Words sort of fail to describe the overall effect. It's the combination of the silly premise ruthlessly carried out in utter seriousness that really sells it; like I said, there is pathos in the image of a blood-drinking cow in a cape. Howard the Duck is locked in a life-or-death struggle with the undead milker! And the art is suitably fantastic, although it loses something with the colors.

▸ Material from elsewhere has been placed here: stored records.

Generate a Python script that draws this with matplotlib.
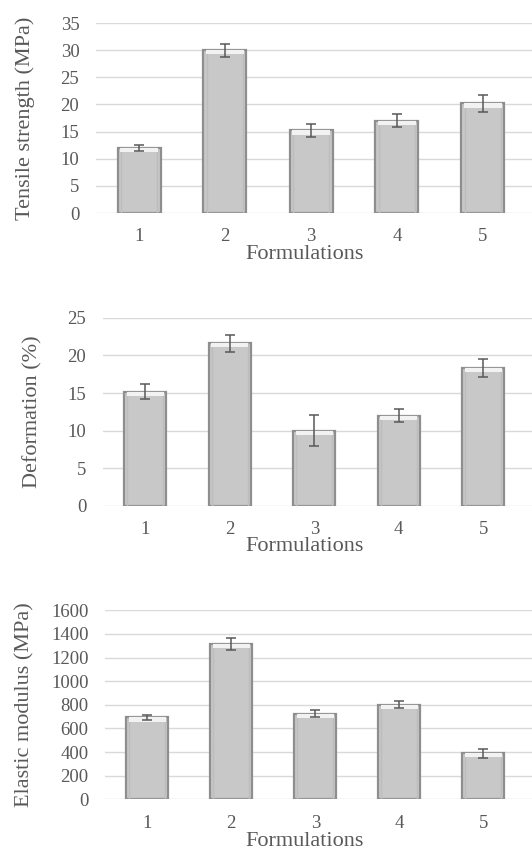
import matplotlib
matplotlib.use("Agg")
import matplotlib.pyplot as plt
import numpy as np

categories = ["1", "2", "3", "4", "5"]

tensile = [12.0, 30.0, 15.2, 17.0, 20.2]
tensile_err = [0.5, 1.2, 1.2, 1.2, 1.6]

deformation = [15.2, 21.6, 10.0, 12.0, 18.3]
deformation_err = [1.0, 1.1, 2.1, 0.9, 1.2]

modulus = [693, 1318, 723, 802, 390]
modulus_err = [20, 50, 30, 27, 38]

ylabels = ["Tensile strength (MPa)", "Deformation (%)", "Elastic modulus (MPa)"]
yticks = [np.arange(0, 36, 5), np.arange(0, 26, 5), np.arange(0, 1601, 200)]
xlabel = "Formulations"

plt.rcParams['font.family'] = ['Liberation Serif', 'DejaVu Serif']
TXT = '#595959'

W, H = 532, 851
fig = plt.figure(figsize=(W / 100, H / 100), dpi=100)

# panel geometry in pixels: left, top, bottom, px per category, ylabel right edge, xlabel centre, xlabel offset
panels = [
    (96, 23, 213, 86, 35, 305, 0.168),
    (103, 317.7, 506, 84.5, 42, 305, 0.165),
    (105.3, 610.3, 799.3, 84, 34, 305, 0.173),
]
datasets = [(tensile, tensile_err), (deformation, deformation_err), (modulus, modulus_err)]

for (left, top, bottom, step, ylr, xlc, xoff), (vals, errs), ylab, yt in zip(panels, datasets, ylabels, yticks):
    ax = fig.add_axes([left / W, 1 - bottom / H, (W - left) / W, (bottom - top) / H])
    x = np.arange(1, len(categories) + 1)
    v = np.asarray(vals, dtype=float)
    bev = (yt[-1] - yt[0]) * 0.022
    ax.bar(x, v, width=0.5, color='#c8c8c8', edgecolor='#8e8e8e', linewidth=1.6, zorder=3)
    ax.bar(x, v, width=0.43, color='none', edgecolor='#bdbdbd', linewidth=1.0, zorder=3.2)
    ax.bar(x, bev, bottom=v - bev, width=0.44, color='#f2f2f2', edgecolor='none', zorder=3.4)
    ax.errorbar(x, v, yerr=errs, fmt='none', ecolor='#595959', elinewidth=1.1,
                capsize=3.5, capthick=1.1, zorder=4)
    ax.set_xlim(0.5, 0.5 + (W - left) / step)
    ax.set_ylim(yt[0], yt[-1])
    ax.set_yticks(yt)
    ax.set_xticks(x)
    ax.set_xticklabels(categories)
    ax.yaxis.grid(True, color='#d9d9d9', linewidth=1.0, zorder=0)
    ax.set_axisbelow(True)
    for s in ax.spines.values():
        s.set_visible(False)
    ax.tick_params(axis='both', length=0, labelsize=13.5, labelcolor=TXT)
    ax.tick_params(axis='x', pad=11)
    ax.tick_params(axis='y', pad=12)
    ax.set_ylabel(ylab, fontsize=16, color=TXT)
    ax.set_xlabel(xlabel, fontsize=16, color=TXT)
    ax.yaxis.set_label_coords((ylr - left) / (W - left), 0.5)
    ax.xaxis.set_label_coords((xlc - left) / (W - left), -xoff)
    ax.xaxis.label.set_va('top')

fig.savefig("out.png", dpi=100, facecolor='white')
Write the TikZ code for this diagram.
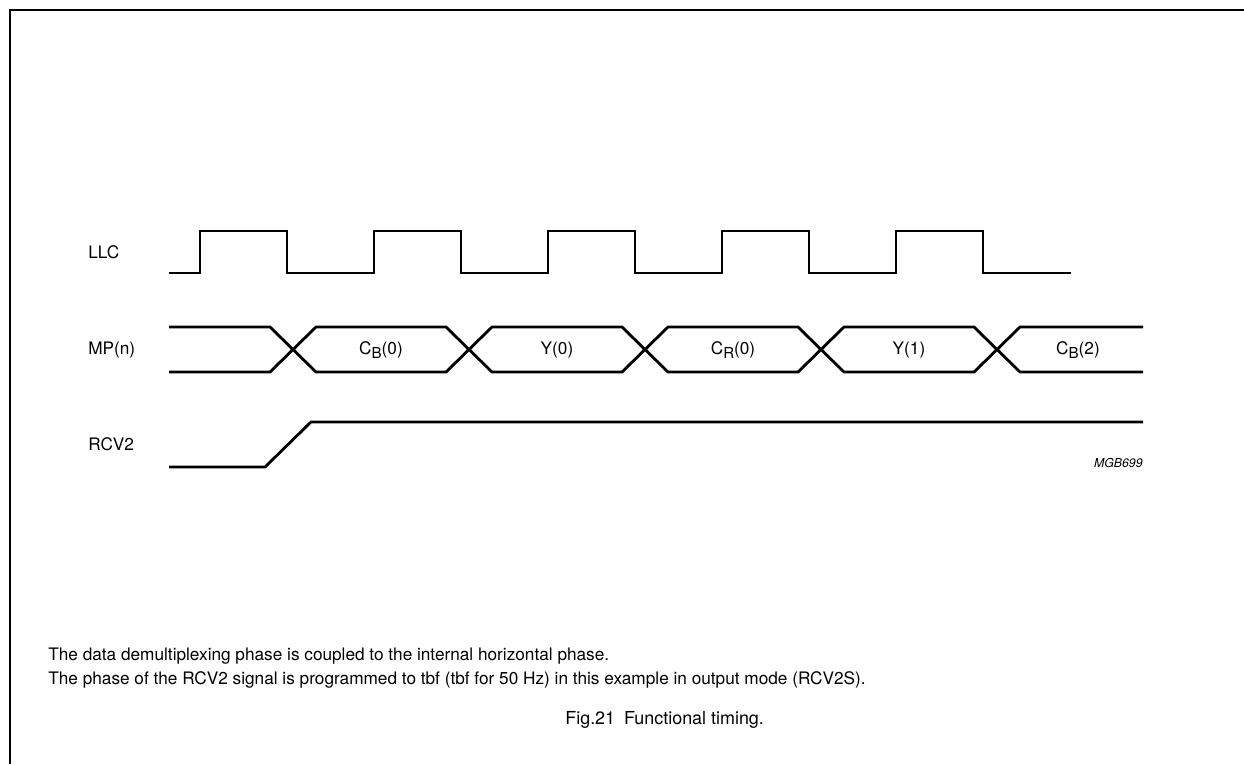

And of course, that's not the end of Hellcow's story...


...but I digress.

The second and final back-up feature is "A Sight for Sore Eyes" - a reprint from an old 50s comic about a near-sighted burglar that steals a serum to cure near-sightedness and ends up turning into a bat-human hybrid. Like ya do. It's basically an ironic-punishment yarn, a relative of the conte cruel, similar to what a down-market Edgar Allan Poe or slumming M. R. James might have cooked up as a potboiler. Decent, and indicative of one of the big advantages that the Big Two used to have: a massive back catalog of stories they could reprint or recycle as needed. That sounds excessive in today's market, but it's important to remember. Look at great independent comics like Death Vigil today which struggle with schedule slip - because the writers/artists are struggling to balance life, paying work, and their highly-acclaimed-but-nobody-orders-the-damned-thing indie book. Back in the 60s and 70s, Marvel and DC's enviable back catalogs meant that they had no problem filling issues month after month, even if the writers or artists died or whatever. Now, granted, you can take that too far - as Warren did with it's horror magazines - but it's a nice trick if you can pull it off. And of course, nowadays Marvel and DC (and other long-runners like Dark Horse and Image) are digitizing their massive back catalogs and putting them online, and collecting them in trade editions, so they can continue to generate tidy profits from them.

The takeaway from all this? Comics aren't always about superheroes. Big events are fun, but so is diversity of stories. Vampire cows and talking ducks are awesome. And buy Death Vigil. Seriously. Dude needs your support.